§ **EXERCISE AIM**
In this exercise, return the whole listing exactly, excluding any images.

§ **MATERIAL**
>> start
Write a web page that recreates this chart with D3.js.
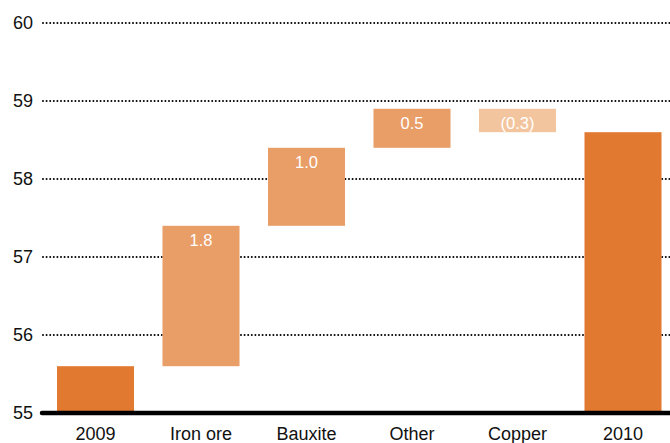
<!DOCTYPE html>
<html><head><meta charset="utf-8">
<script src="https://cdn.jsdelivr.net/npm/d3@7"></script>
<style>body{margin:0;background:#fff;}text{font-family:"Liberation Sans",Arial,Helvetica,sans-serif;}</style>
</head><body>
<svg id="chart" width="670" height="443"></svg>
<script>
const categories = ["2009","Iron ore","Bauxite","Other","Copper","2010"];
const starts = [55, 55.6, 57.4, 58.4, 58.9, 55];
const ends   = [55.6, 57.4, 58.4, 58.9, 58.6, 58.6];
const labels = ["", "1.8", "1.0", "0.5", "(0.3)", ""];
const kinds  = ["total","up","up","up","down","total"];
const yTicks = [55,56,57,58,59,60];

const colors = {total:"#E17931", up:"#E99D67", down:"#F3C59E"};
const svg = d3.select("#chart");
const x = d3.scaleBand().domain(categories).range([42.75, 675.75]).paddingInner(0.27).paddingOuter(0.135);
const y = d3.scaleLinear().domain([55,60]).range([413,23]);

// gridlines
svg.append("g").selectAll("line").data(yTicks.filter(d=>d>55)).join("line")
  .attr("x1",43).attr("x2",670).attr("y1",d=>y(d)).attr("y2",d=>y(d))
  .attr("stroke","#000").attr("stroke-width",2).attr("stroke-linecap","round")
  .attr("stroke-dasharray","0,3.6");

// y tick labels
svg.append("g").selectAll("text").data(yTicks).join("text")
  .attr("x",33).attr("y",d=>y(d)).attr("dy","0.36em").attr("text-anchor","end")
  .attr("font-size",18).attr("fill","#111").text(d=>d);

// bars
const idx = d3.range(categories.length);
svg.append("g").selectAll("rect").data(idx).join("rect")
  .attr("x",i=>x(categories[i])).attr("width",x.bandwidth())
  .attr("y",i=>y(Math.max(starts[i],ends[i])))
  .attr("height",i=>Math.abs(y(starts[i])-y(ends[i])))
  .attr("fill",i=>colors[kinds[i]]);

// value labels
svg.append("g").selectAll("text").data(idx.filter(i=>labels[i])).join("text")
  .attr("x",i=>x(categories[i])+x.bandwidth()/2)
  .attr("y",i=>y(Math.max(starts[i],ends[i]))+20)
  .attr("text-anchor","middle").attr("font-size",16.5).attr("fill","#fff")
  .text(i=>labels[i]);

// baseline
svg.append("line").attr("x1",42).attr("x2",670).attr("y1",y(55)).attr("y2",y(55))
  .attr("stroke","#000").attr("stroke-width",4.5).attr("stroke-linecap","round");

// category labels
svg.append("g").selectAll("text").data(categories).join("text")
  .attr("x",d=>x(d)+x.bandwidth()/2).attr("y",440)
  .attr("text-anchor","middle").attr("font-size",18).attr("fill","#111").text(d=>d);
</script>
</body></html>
>> end
§ **RESULT**
Write a web page that recreates this chart with D3.js.
<!DOCTYPE html>
<html><head><meta charset="utf-8">
<script src="https://cdn.jsdelivr.net/npm/d3@7"></script>
<style>body{margin:0;background:#fff;}text{font-family:"Liberation Sans",Arial,Helvetica,sans-serif;}</style>
</head><body>
<svg id="chart" width="670" height="443"></svg>
<script>
const categories = ["2009","Iron ore","Bauxite","Other","Copper","2010"];
const starts = [55, 55.6, 57.4, 58.4, 58.9, 55];
const ends   = [55.6, 57.4, 58.4, 58.9, 58.6, 58.6];
const labels = ["", "1.8", "1.0", "0.5", "(0.3)", ""];
const kinds  = ["total","up","up","up","down","total"];
const yTicks = [55,56,57,58,59,60];

const colors = {total:"#E17931", up:"#E99D67", down:"#F3C59E"};
const svg = d3.select("#chart");
const x = d3.scaleBand().domain(categories).range([42.75, 675.75]).paddingInner(0.27).paddingOuter(0.135);
const y = d3.scaleLinear().domain([55,60]).range([413,23]);

// gridlines
svg.append("g").selectAll("line").data(yTicks.filter(d=>d>55)).join("line")
  .attr("x1",43).attr("x2",670).attr("y1",d=>y(d)).attr("y2",d=>y(d))
  .attr("stroke","#000").attr("stroke-width",2).attr("stroke-linecap","round")
  .attr("stroke-dasharray","0,3.6");

// y tick labels
svg.append("g").selectAll("text").data(yTicks).join("text")
  .attr("x",33).attr("y",d=>y(d)).attr("dy","0.36em").attr("text-anchor","end")
  .attr("font-size",18).attr("fill","#111").text(d=>d);

// bars
const idx = d3.range(categories.length);
svg.append("g").selectAll("rect").data(idx).join("rect")
  .attr("x",i=>x(categories[i])).attr("width",x.bandwidth())
  .attr("y",i=>y(Math.max(starts[i],ends[i])))
  .attr("height",i=>Math.abs(y(starts[i])-y(ends[i])))
  .attr("fill",i=>colors[kinds[i]]);

// value labels
svg.append("g").selectAll("text").data(idx.filter(i=>labels[i])).join("text")
  .attr("x",i=>x(categories[i])+x.bandwidth()/2)
  .attr("y",i=>y(Math.max(starts[i],ends[i]))+20)
  .attr("text-anchor","middle").attr("font-size",16.5).attr("fill","#fff")
  .text(i=>labels[i]);

// baseline
svg.append("line").attr("x1",42).attr("x2",670).attr("y1",y(55)).attr("y2",y(55))
  .attr("stroke","#000").attr("stroke-width",4.5).attr("stroke-linecap","round");

// category labels
svg.append("g").selectAll("text").data(categories).join("text")
  .attr("x",d=>x(d)+x.bandwidth()/2).attr("y",440)
  .attr("text-anchor","middle").attr("font-size",18).attr("fill","#111").text(d=>d);
</script>
</body></html>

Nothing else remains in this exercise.